Driving an automobile 15,000 miles per year cost 50¢ per mile in 2001, or 16 percent more than it did in 1991, when total costs were 43¢ (figure 34). These data, which are expressed in 1996 chained dollars,1 include fixed costs (e.g., depreciation, insurance, finance charges, and license fees) and variable costs (e.g., gasoline and oil, maintenance, and tires). Over the decade, fixed costs have consistently represented about 75 percent of total per-mile costs. Gasoline and oil, a component of variable costs, represented 14 percent of driving costs per mile in 2001, up from 12 percent in 2000 .

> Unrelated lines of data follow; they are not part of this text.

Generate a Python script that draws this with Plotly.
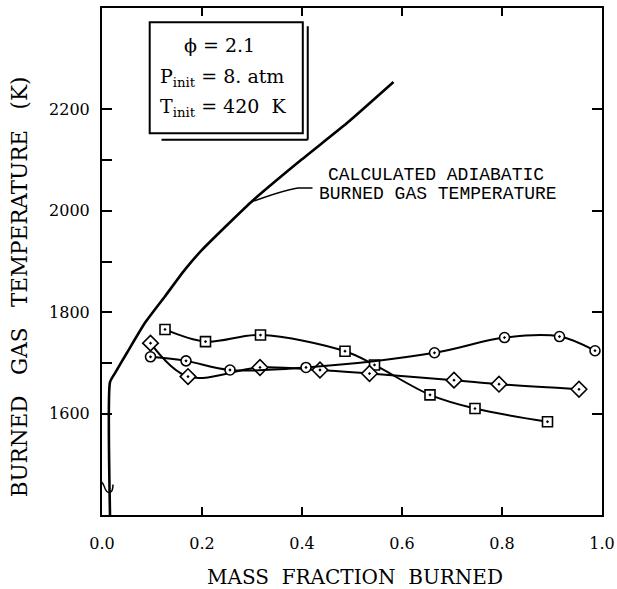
import plotly.graph_objects as go

# ---- data ----
adiabatic_x = [0.016, 0.016, 0.026, 0.05, 0.086, 0.125, 0.165, 0.2, 0.298, 0.398, 0.49, 0.583]
adiabatic_T = [1400, 1662, 1680, 1720, 1779, 1830, 1883, 1923, 2017, 2100, 2173, 2254]

square_x = [0.126, 0.207, 0.317, 0.486, 0.545, 0.656, 0.746, 0.891]
square_T = [1766, 1742, 1755, 1723, 1696, 1637, 1610, 1584]

diamond_x = [0.097, 0.172, 0.316, 0.436, 0.535, 0.704, 0.794, 0.954]
diamond_T = [1739, 1673, 1691, 1686, 1679, 1666, 1658, 1648]

circle_x = [0.097, 0.168, 0.256, 0.408, 0.665, 0.805, 0.915, 0.986]
circle_T = [1712, 1704, 1686, 1691, 1720, 1750, 1752, 1724]

x_ticks = [0.0, 0.2, 0.4, 0.6, 0.8, 1.0]
x_ticktext = ["0.0", "0.2", "0.4", "0.6", "0.8", "1.0"]
y_ticks = [1600, 1800, 2000, 2200]
y_ticktext = ["1600", "1800", "2000", "2200"]
y_minor_ticks = [1700, 1900, 2100]
y_ticks_right = [1600, 1800, 2000, 2200]
x_ticks_top = [0.2, 0.4, 0.6, 0.8]

SERIF = "DejaVu Serif"

fig = go.Figure()

fig.add_trace(go.Scatter(x=adiabatic_x, y=adiabatic_T, mode="lines",
                         line=dict(color="black", width=2.6, shape="spline", smoothing=0.5),
                         hoverinfo="skip"))

def series(xs, ys, sym, size):
    fig.add_trace(go.Scatter(
        x=xs, y=ys, mode="lines+markers",
        line=dict(color="black", width=2, shape="spline", smoothing=1.0),
        marker=dict(symbol=sym, size=size, color="white",
                    line=dict(color="black", width=1.6)),
        hoverinfo="skip"))

series(square_x, square_T, "square-dot", 10)
series(diamond_x, diamond_T, "diamond-dot", 12)
series(circle_x, circle_T, "circle-dot", 10)

# invisible trace to carry mirror axes
fig.add_trace(go.Scatter(x=[0.5], y=[1900], xaxis="x2", yaxis="y2", mode="markers",
                         marker=dict(opacity=0), hoverinfo="skip"))

fig.update_layout(
    width=617, height=589,
    margin=dict(l=102, r=15, t=8, b=74, autoexpand=False),
    paper_bgcolor="white", plot_bgcolor="white",
    showlegend=False,
    xaxis=dict(range=[0, 1], tickvals=x_ticks, ticktext=x_ticktext,
               ticks="inside", ticklen=8, tickwidth=1.5, tickcolor="black",
               showline=True, linewidth=2, linecolor="black", mirror=False,
               showgrid=False, zeroline=False, ticklabelstandoff=13,
               tickfont=dict(family=SERIF, size=16, color="black")),
    yaxis=dict(range=[1400, 2400], tickvals=y_ticks, ticktext=y_ticktext,
               ticks="inside", ticklen=10, tickwidth=1.5, tickcolor="black",
               minor=dict(tickvals=y_minor_ticks, ticks="inside", ticklen=10,
                          tickwidth=1.5, tickcolor="black", showgrid=False),
               showline=True, linewidth=2, linecolor="black", mirror=False,
               showgrid=False, zeroline=False, ticklabelstandoff=7,
               tickfont=dict(family=SERIF, size=16, color="black")),
    xaxis2=dict(overlaying="x", side="top", range=[0, 1], tickvals=x_ticks_top,
                ticks="inside", ticklen=8, tickwidth=1.5, tickcolor="black",
                showticklabels=False, showline=True, linewidth=2, linecolor="black",
                showgrid=False, zeroline=False),
    yaxis2=dict(overlaying="y", side="right", range=[1400, 2400], tickvals=y_ticks_right,
                ticks="inside", ticklen=10, tickwidth=1.5, tickcolor="black",
                showticklabels=False, showline=True, linewidth=2, linecolor="black",
                showgrid=False, zeroline=False),
)

# axis titles
fig.add_annotation(text="MASS\u00a0\u00a0FRACTION\u00a0\u00a0BURNED", xref="paper", yref="paper",
                   x=0.506, y=-0.122, xanchor="center", yanchor="middle", showarrow=False,
                   font=dict(family=SERIF, size=20, color="black"))
fig.add_annotation(text="BURNED\u00a0\u00a0\u00a0GAS\u00a0\u00a0\u00a0TEMPERATURE\u00a0\u00a0\u00a0(K)",
                   xref="paper", yref="paper",
                   x=-0.165, y=0.45, xanchor="center", yanchor="middle", showarrow=False,
                   textangle=-90, font=dict(family=SERIF, size=21.5, color="black"))

# curve label
fig.add_annotation(text="CALCULATED ADIABATIC", x=0.447, y=2071, xref="x", yref="y",
                   xanchor="left", yanchor="middle", showarrow=False,
                   font=dict(family="Liberation Mono", size=18, color="black"))
fig.add_annotation(text="BURNED GAS TEMPERATURE", x=0.429, y=2033, xref="x", yref="y",
                   xanchor="left", yanchor="middle", showarrow=False,
                   font=dict(family="Liberation Mono", size=18, color="black"))
fig.add_shape(type="path", xref="x", yref="y",
              path="M 0.298,2017 Q 0.36,2040 0.392,2045 L 0.421,2045",
              line=dict(color="black", width=1.5))

# parameter box with shadow
fig.add_shape(type="rect", xref="x", yref="y", x0=0.0954, x1=0.4016, y0=2153, y1=2372,
              line=dict(color="black", width=2), fillcolor="white")
fig.add_shape(type="line", xref="x", yref="y", x0=0.4115, x1=0.4115, y0=2140, y1=2364,
              line=dict(color="black", width=2))
fig.add_shape(type="line", xref="x", yref="y", x0=0.119, x1=0.4115, y0=2140, y1=2140,
              line=dict(color="black", width=2))
fig.add_annotation(text="\u03d5 = 2.1", x=0.16, y=2328, xref="x", yref="y",
                   xanchor="left", yanchor="middle", showarrow=False,
                   font=dict(family=SERIF, size=19, color="black"))
fig.add_annotation(text="P<sub>init</sub> = 8. atm", x=0.112, y=2262, xref="x", yref="y",
                   xanchor="left", yanchor="middle", showarrow=False,
                   font=dict(family=SERIF, size=19, color="black"))
fig.add_annotation(text="T<sub>init</sub> = 420  K", x=0.112, y=2203, xref="x", yref="y",
                   xanchor="left", yanchor="middle", showarrow=False,
                   font=dict(family=SERIF, size=19, color="black"))

# axis break squiggle
fig.add_shape(type="path", xref="x", yref="y",
              path="M -0.012,1450 C -0.012,1470 0.0,1470 0.005,1455 C 0.01,1440 0.022,1440 0.022,1460",
              line=dict(color="black", width=1.5))

fig.write_html("out.html",
               config={"displayModeBar": False},
               post_script="document.body.style.margin='0px';document.body.style.overflow='hidden';")
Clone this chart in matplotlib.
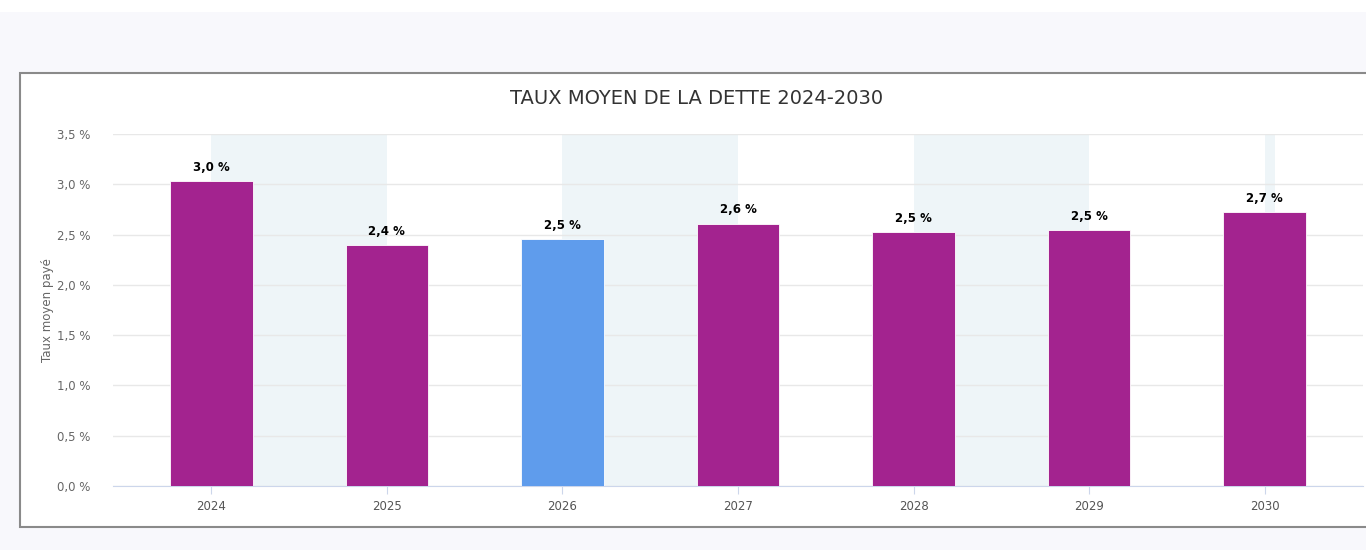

About 87 percent of the daily trips Americans took in 2001 occurred in highway vehicles, including their own automobiles . The other 13 percent traveled via public transportation or air, rode bicycles, walked, or traveled by other means.
1. American Automobile Association, Your Driving Costs (Heathrow, FL: 2000 and 2001 issues).
2. U.S. Department of Transportation, Bureau of Transportation Statistics and Federal Highway Administration, 2001 National Household Travel Survey, Preliminary Data Release Version 1 (day trip data only), available at http://nhts.ornl.gov, as of January 2003.
1 All dollar amounts are expressed in chained 1996 dollars, unless otherwise specified. Current dollar amounts (which are available in appendix B of this report) were adjusted to eliminate the effects of inflation over time.